A couple caveats for those going apoplectic over the headline: I mean self-driving isn’t going to be a thing A) in our lifetimes and B) with any kind of omnipresent scale. So in terms of the daily lived experience of most people reading this, truly autonomous vehicles just aren’t going to happen. The evidence pointing to this has been mounting for years now, if not decades, but it’s now tipped the balance to where it’s hard to ignore for a reasoned observer — even one like myself who has previously been very optimistic about self-driving prospects.

My decision to make this call is mostly predicated on one big event from Wednesday: Scooped by our very own Kirsten Korosec, Ford announced that it would be winding down Argo AI, the company backed by itself and fellow automaker Volkswagen focused on developing full level 4 autonomous driving technologies. Ford explained their justification in doing so when they released their Q3 earnings a few hours later, noting that not only were they shutting down Argo, but they were also essentially deprioritizing L4 technologies altogether, to instead focus on advanced driver assistance (ADAS) systems with internal resources.

Ford CEO Jim Farley justified this by saying on the company’s earnings call Wednesday evening that “profitable, fully autonomous vehicles at scale are a long way off and we won’t necessarily have to create that technology for ourselves.” The sentiments echoed those of a much younger and more tech-forward automaker CEO from just last week at our Disrupt conference in San Francisco.

While Rivian CEO RJ Scaringe did say the company was eventually aiming to introduce Level 4 autonomy, he also said that the plan is to focus first on L2 and L3 ADAS, with its existing shipping vehicles capped at L3 given their current hardware limitations. He did say that he believes L4 is actually currently possible for companies with the proper advanced hardware kit on cars — with the caveat that those be geofenced to a specific location.

That brings us to the companies that are currently operating driverless vehicles on actual public roads, Waymo and GM’s Cruise. Surely, if two (ostensibly) for-profit companies are already out there doing it, then it’s going to happen, right?

The fact is that these existing services are extremely constrained in terms of geography and operating hours (though the latter is arguably a regulatory issue) and that seems unlikely to change at a pace that would make them ubiquitous in any reasonable time frame. Plus, the existing services face consistent, vocal criticism from residents who have to share the road with them.

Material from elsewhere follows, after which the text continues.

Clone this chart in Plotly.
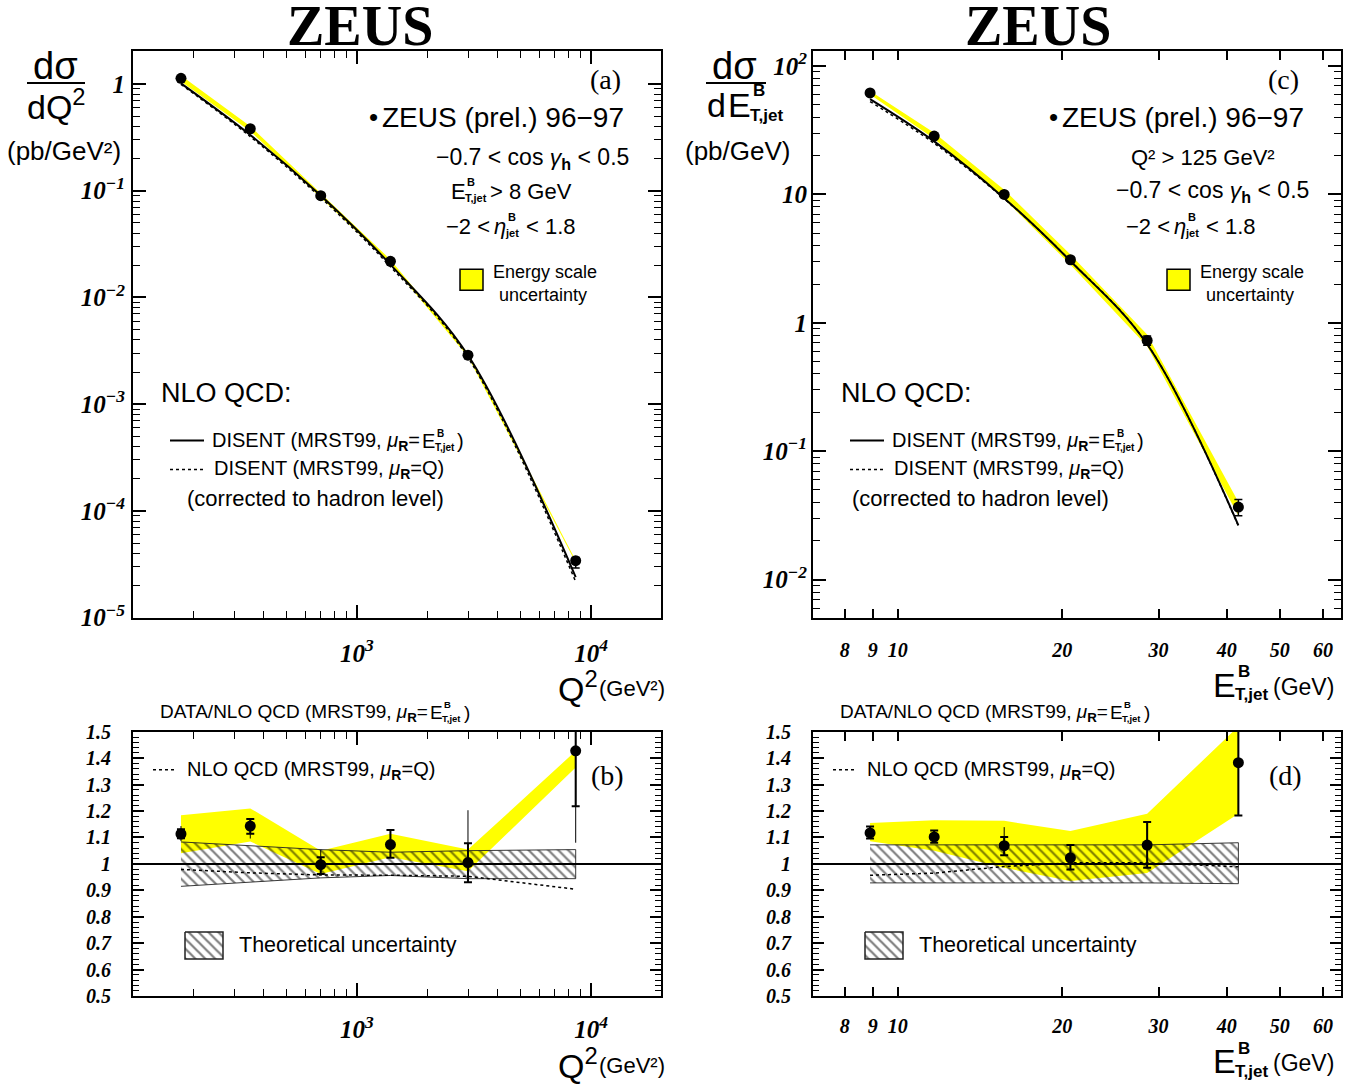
import plotly.graph_objects as go

W, H = 1346, 1087

# ---------------- data: Q^2 distribution (panels a, b) ----------------
q2 = [177, 350, 700, 1390, 2980, 8600]
xsec_q2 = [1.13, 0.381, 0.0898, 0.0218, 0.00288, 3.42e-5]
nlo_q2 = [1.015, 0.333, 0.0901, 0.0203, 0.00287, 2.40e-5]
ratio_q2 = [1.113, 1.143, 0.997, 1.073, 1.005, 1.428]
ratio_q2_stat_up = [0.018, 0.027, 0.028, 0.055, 0.073, 0.100]
ratio_q2_stat_dn = [0.016, 0.029, 0.035, 0.050, 0.075, 0.210]
ratio_q2_tot_up = [0.030, 0.030, 0.057, 0.055, 0.198, 0.100]
ratio_q2_tot_dn = [0.027, 0.047, 0.035, 0.050, 0.075, 0.348]
escale_q2_lo = [1.040, 1.085, 0.962, 1.025, 0.972, 1.365]
escale_q2_hi = [1.184, 1.210, 1.050, 1.114, 1.054, 1.427]
theory_q2_lo = [0.915, 0.932, 0.947, 0.956, 0.944, 0.944]
theory_q2_hi = [1.083, 1.070, 1.054, 1.044, 1.050, 1.054]
muq_q2 = [0.979, 0.966, 0.958, 0.957, 0.953, 0.904]

# ---------------- data: E_T,jet distribution (panels c, d) ----------------
et_jet = [8.9, 11.66, 15.66, 20.7, 28.6, 42.0]
xsec_et = [61.8, 28.5, 10.0, 3.10, 0.729, 0.0367]
nlo_et = [55.3, 25.9, 9.36, 3.03, 0.681, 0.0265]
ratio_et = [1.117, 1.102, 1.069, 1.023, 1.071, 1.383]
ratio_et_stat_up = [0.024, 0.024, 0.033, 0.048, 0.087, 0.200]
ratio_et_stat_dn = [0.021, 0.022, 0.036, 0.044, 0.086, 0.200]
ratio_et_tot_up = [0.024, 0.024, 0.070, 0.048, 0.087, 0.200]
ratio_et_tot_dn = [0.021, 0.022, 0.036, 0.044, 0.086, 0.200]
escale_et_lo = [1.086, 1.050, 0.985, 0.935, 0.965, 1.190]
escale_et_hi = [1.155, 1.165, 1.163, 1.124, 1.190, 1.520]
theory_et_lo = [0.928, 0.928, 0.928, 0.928, 0.928, 0.925]
theory_et_hi = [1.072, 1.072, 1.072, 1.072, 1.072, 1.080]
muq_et = [0.957, 0.965, 0.990, 1.004, 1.004, 0.989]

et_tickvals = [8, 9, 10, 20, 30, 40, 50, 60]
et_ticktext = ['8', '9', '10', '20', '30', '40', '50', '60']

SANS = 'Liberation Sans'
SERIF = 'Liberation Serif'
YELLOW = '#ffff00'
TICKFONT = dict(family=SERIF, size=20, color='black', weight='bold', style='italic')


def Y(y):
    # vertical pixel position in the page (compensates the page's vertical placement)
    return (y - 11.0) / 0.976


fig = go.Figure()


def mul(a, b):
    return [u * v for u, v in zip(a, b)]


def band(x, lo, hi, xa, ya, **kw):
    return go.Scatter(x=list(x) + list(x)[::-1], y=list(hi) + list(lo)[::-1],
                      xaxis=xa, yaxis=ya, mode='lines', fill='toself',
                      hoverinfo='skip', **kw)


HATCH = dict(shape='\\', fgcolor='black', size=7, solidity=0.32)


def top_panel(x, xsec, nlo, ratio, sup, sdn, elo, ehi, muq, xa, ya):
    fig.add_trace(band(x, mul(nlo, elo), mul(nlo, ehi), xa, ya,
                       fillcolor=YELLOW, line=dict(width=0, color=YELLOW)))
    fig.add_trace(go.Scatter(x=x, y=mul(nlo, muq), xaxis=xa, yaxis=ya, mode='lines',
                             line=dict(color='black', width=1.5, dash='3px,3px', shape='spline')))
    fig.add_trace(go.Scatter(x=x, y=nlo, xaxis=xa, yaxis=ya, mode='lines',
                             line=dict(color='black', width=2, shape='spline')))
    eu = [v * u / r for v, u, r in zip(xsec, sup, ratio)]
    ed = [v * d / r for v, d, r in zip(xsec, sdn, ratio)]
    fig.add_trace(go.Scatter(x=x, y=xsec, xaxis=xa, yaxis=ya, mode='markers',
                             marker=dict(color='black', size=11),
                             error_y=dict(type='data', symmetric=False, array=eu, arrayminus=ed,
                                          color='black', thickness=1.5, width=4)))


def ratio_panel(x, ratio, sup, sdn, tup, tdn, elo, ehi, tlo, thi, muq, xa, ya):
    fig.add_trace(band(x, elo, ehi, xa, ya, fillcolor=YELLOW, line=dict(width=0, color=YELLOW)))
    fig.add_trace(band(x, tlo, thi, xa, ya, fillcolor='rgba(0,0,0,0)', fillpattern=HATCH,
                       line=dict(color='#222222', width=0.9)))
    fig.add_trace(go.Scatter(x=x, y=muq, xaxis=xa, yaxis=ya, mode='lines',
                             line=dict(color='black', width=1.5, dash='3px,3px')))
    fig.add_trace(go.Scatter(x=x, y=ratio, xaxis=xa, yaxis=ya, mode='markers',
                             marker=dict(color='rgba(0,0,0,0)', size=1),
                             error_y=dict(type='data', symmetric=False, array=tup, arrayminus=tdn,
                                          color='black', thickness=1, width=0)))
    fig.add_trace(go.Scatter(x=x, y=ratio, xaxis=xa, yaxis=ya, mode='markers',
                             marker=dict(color='black', size=11),
                             error_y=dict(type='data', symmetric=False, array=sup, arrayminus=sdn,
                                          color='black', thickness=2, width=4)))
    fig.add_shape(type='line', xref=xa + ' domain', yref=ya, x0=0, x1=1, y0=1, y1=1,
                  line=dict(color='black', width=2))


top_panel(q2, xsec_q2, nlo_q2, ratio_q2, ratio_q2_stat_up, ratio_q2_stat_dn,
          escale_q2_lo, escale_q2_hi, muq_q2, 'x', 'y')
ratio_panel(q2, ratio_q2, ratio_q2_stat_up, ratio_q2_stat_dn, ratio_q2_tot_up, ratio_q2_tot_dn,
            escale_q2_lo, escale_q2_hi, theory_q2_lo, theory_q2_hi, muq_q2, 'x2', 'y2')
top_panel(et_jet, xsec_et, nlo_et, ratio_et, ratio_et_stat_up, ratio_et_stat_dn,
          escale_et_lo, escale_et_hi, muq_et, 'x3', 'y3')
ratio_panel(et_jet, ratio_et, ratio_et_stat_up, ratio_et_stat_dn, ratio_et_tot_up, ratio_et_tot_dn,
            escale_et_lo, escale_et_hi, theory_et_lo, theory_et_hi, muq_et, 'x4', 'y4')

# ---------------- axes ----------------
XL = [133 / W, 661 / W]
XR = [813 / W, 1341 / W]
YT = [1 - Y(617) / H, 1 - Y(51) / H]
YB = [1 - Y(995) / H, 1 - Y(731) / H]

common = dict(showline=True, linecolor='black', linewidth=2, mirror='ticks', ticks='inside',
              tickcolor='black', tickwidth=1.5, showgrid=False, zeroline=False,
              tickfont=TICKFONT, fixedrange=True)
minor_log = dict(ticks='inside', ticklen=7, tickwidth=1.2, tickcolor='black', dtick='D1', showgrid=False)
minor_lin = dict(ticks='inside', ticklen=6, tickwidth=1.2, tickcolor='black', dtick=0.02, showgrid=False)

fig.update_layout(
    xaxis=dict(type='log', domain=XL, range=[2.043, 4.299], anchor='y', dtick=1,
               exponentformat='power', ticklen=13, minor=minor_log, ticklabelstandoff=13, **common),
    yaxis=dict(type='log', domain=YT, range=[-5, 0.309], anchor='x', dtick=1,
               exponentformat='power', ticklen=13, minor=minor_log, ticklabelstandoff=2, **common),
    xaxis2=dict(type='log', domain=XL, range=[2.043, 4.299], anchor='y2', dtick=1,
                exponentformat='power', ticklen=13, minor=minor_log, ticklabelstandoff=11, **common),
    yaxis2=dict(domain=YB, range=[0.5, 1.5], anchor='x2', dtick=0.1, tick0=0.5, ticklen=11,
                minor=minor_lin, ticklabelstandoff=16, **common),
    xaxis3=dict(type='log', domain=XR, range=[0.845, 1.811], anchor='y3', tickvals=et_tickvals,
                ticktext=et_ticktext, ticklen=9, ticklabelstandoff=13, **common),
    yaxis3=dict(type='log', domain=YT, range=[-2.296, 2.117], anchor='x3', dtick=1,
                exponentformat='power', ticklen=13, minor=minor_log, ticklabelstandoff=0, **common),
    xaxis4=dict(type='log', domain=XR, range=[0.845, 1.811], anchor='y4', tickvals=et_tickvals,
                ticktext=et_ticktext, ticklen=9, ticklabelstandoff=11, **common),
    yaxis4=dict(domain=YB, range=[0.5, 1.5], anchor='x4', dtick=0.1, tick0=0.5, ticklen=11,
                minor=minor_lin, ticklabelstandoff=16, **common),
    # full-page overlay in pixel units, used for legend swatches
    xaxis5=dict(domain=[0, 1], range=[0, W], anchor='y5', visible=False, fixedrange=True),
    yaxis5=dict(domain=[0, 1], range=[H, 0], anchor='x5', visible=False, fixedrange=True),
)


# ---------------- text helpers (pixel coordinates) ----------------
def txt(x, y, s, size=20, anchor='left', family=SANS, weight='normal', style='normal'):
    fig.add_annotation(x=x / W, y=1 - Y(y) / H, xref='paper', yref='paper', text=s, showarrow=False,
                       xanchor=anchor, yanchor='middle', borderpad=0,
                       font=dict(family=family, size=size, color='black', weight=weight, style=style))


def stacked(x, y, base, sup, sub, size, base_w=0.667, italic=False, sup_dy=0.42):
    txt(x, y, base, size, style='italic' if italic else 'normal')
    sx = x + base_w * size
    txt(sx - 0.03 * size, y + 0.30 * size, sub, 0.5 * size, weight='bold')
    txt(sx + 0.08 * size, y - sup_dy * size, sup, 0.5 * size, weight='bold')


def line_px(x0, x1, y, dash='solid', width=2):
    fig.add_shape(type='line', xref='paper', yref='paper', x0=x0 / W, x1=x1 / W,
                  y0=1 - Y(y) / H, y1=1 - Y(y) / H, line=dict(color='black', width=width, dash=dash))


def rect_px(x0, y0, x1, y1, color):
    fig.add_shape(type='rect', xref='paper', yref='paper', x0=x0 / W, x1=x1 / W,
                  y0=1 - Y(y1) / H, y1=1 - Y(y0) / H, fillcolor=color, line=dict(color='black', width=1.5))


def hatch_box(x0, y0, x1, y1):
    fig.add_trace(go.Scatter(x=[x0, x1, x1, x0, x0], y=[Y(y0), Y(y0), Y(y1), Y(y1), Y(y0)],
                             xaxis='x5', yaxis='y5',
                             mode='lines', fill='toself', fillcolor='rgba(0,0,0,0)',
                             fillpattern=HATCH,
                             line=dict(color='#222222', width=1.5), hoverinfo='skip'))


MU_R = '<i>μ</i><sub><b>R</b></sub>'
GAMMA = 'cos <i>γ</i><sub><b>h</b></sub>'

for dx, lab_top, lab_bot in [(0, '(a)', '(b)'), (678, '(c)', '(d)')]:
    txt(360 + dx, 26, 'ZEUS', 56, anchor='center', family=SERIF, weight='bold')
    txt(605 + dx, 79, lab_top, 28, anchor='center', family=SERIF)
    txt(607 + dx, 775, lab_bot, 28, anchor='center', family=SERIF)

for dx in [0, 680]:
    txt(368 + dx, 117, '•', 26)
    txt(381 + dx, 117, 'ZEUS (prel.) 96−97', 28)
    txt(160 + dx, 393, 'NLO QCD:', 27)
    line_px(170 + dx, 204 + dx, 440)
    line_px(170 + dx, 204 + dx, 469, dash='3px,3px', width=1.5)
    txt(421 + dx, 441, 'DISENT (MRST99, ' + MU_R + '=', 20, anchor='right')
    stacked(421 + dx, 441, 'E', 'B', 'T,jet', 20)
    txt(456 + dx, 441, ')', 20)
    txt(213 + dx, 469, 'DISENT (MRST99, ' + MU_R + '=Q)', 20)
    # ratio panels
    txt(429 + dx, 712, 'DATA/NLO QCD (MRST99, ' + MU_R + '=', 19, anchor='right')
    stacked(429 + dx, 712, 'E', 'B', 'T,jet', 19)
    txt(463 + dx, 712, ')', 19)
    line_px(153 + dx, 177 + dx, 769, dash='3px,3px', width=1.5)
    txt(186 + dx, 770, 'NLO QCD (MRST99, ' + MU_R + '=Q)', 20)
    hatch_box(185 + dx, 931, 223 + dx, 958)
    txt(238 + dx, 944, 'Theoretical uncertainty', 21.5)

txt(186, 498, '(corrected to hadron level)', 22)
txt(851, 498, '(corrected to hadron level)', 22)

# panel (a) selection
txt(435, 158, '−0.7 < ' + GAMMA + ' < 0.5', 23)
stacked(450, 191, 'E', 'B', 'T,jet', 22)
txt(489, 191, '> 8 GeV', 22)
txt(491, 226, '−2 <', 22, anchor='right')
stacked(493, 226, 'η', 'B', 'jet', 22, base_w=0.55, italic=True)
txt(525, 226, '< 1.8', 22)
rect_px(460, 269, 483, 290, YELLOW)
txt(492, 272, 'Energy scale', 18)
txt(498, 295, 'uncertainty', 18)

# panel (c) selection
txt(1130, 157, 'Q² > 125 GeV²', 22)
txt(1115, 191, '−0.7 < ' + GAMMA + ' < 0.5', 23)
txt(1171, 226, '−2 <', 22, anchor='right')
stacked(1173, 226, 'η', 'B', 'jet', 22, base_w=0.55, italic=True)
txt(1205, 226, '< 1.8', 22)
rect_px(1167, 269, 1190, 290, YELLOW)
txt(1199, 272, 'Energy scale', 18)
txt(1205, 295, 'uncertainty', 18)

# y-axis titles
txt(55, 66, 'dσ', 38, anchor='center')
line_px(27, 85, 83, width=2)
txt(56, 104, 'dQ<sup>2</sup>', 34, anchor='center')
txt(64, 151, '(pb/GeV²)', 26, anchor='center')

txt(735, 66, 'dσ', 38, anchor='center')
line_px(706, 766, 83, width=2)
txt(727, 105, 'd', 34, anchor='right')
stacked(727, 105, 'E', 'B', 'T,jet', 34)
txt(738, 151, '(pb/GeV)', 26, anchor='center')

# x-axis titles
for y in [686, 1062]:
    txt(557, y, 'Q<sup>2</sup>', 34)
    txt(598, y + 2, '(GeV²)', 22)
    stacked(1212, y - 2, 'E', 'B', 'T,jet', 34, sup_dy=0.38)
    txt(1272, y, '(GeV)', 23)

fig.update_layout(width=W, height=H, margin=dict(l=0, r=0, t=0, b=0),
                  paper_bgcolor='white', plot_bgcolor='rgba(0,0,0,0)', showlegend=False)

fig.write_html('out.html')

At least Cruise and Waymo’s vehicles are tuned for extreme caution — possibly to a fault. Tesla on the other hand seems much more intent on hard-charging into a future where its so-called “Full Self-Driving” technology actually lives up to its name, with an expanding pool of beta users employing the tech on public streets and frequent software iterations that on at least one occasion have done more harm than good. Musk is also intent on stripping out as many sensors as possible from the Tesla autonomy hardware kit, probably in search of margins, under the misguided belief that compute, AI and optical input will improve and combine to act as a cure-all.

Musk strives to justify Tesla’s approach on the regular, but it looks like he may have to do that explaining in more granular detail to the U.S. Department of Justice if they proceed with any action resulting from an ongoing criminal investigation the government branch is pursuing.

With even early pioneers striking a skeptical note, the time to consider the opportunity costs of shoveling money into the autonomy engine on autopilot is now. Argo AI was considered a leader with solid technological fundamentals by most experts in the field, so its shuttering is a strong signal not to be ignored. Meanwhile, I barely even scratched the surface on regulatory and public acceptance of any true ubiquitous self-driving, which will necessarily lag technological development — and likely by a lot, not a little.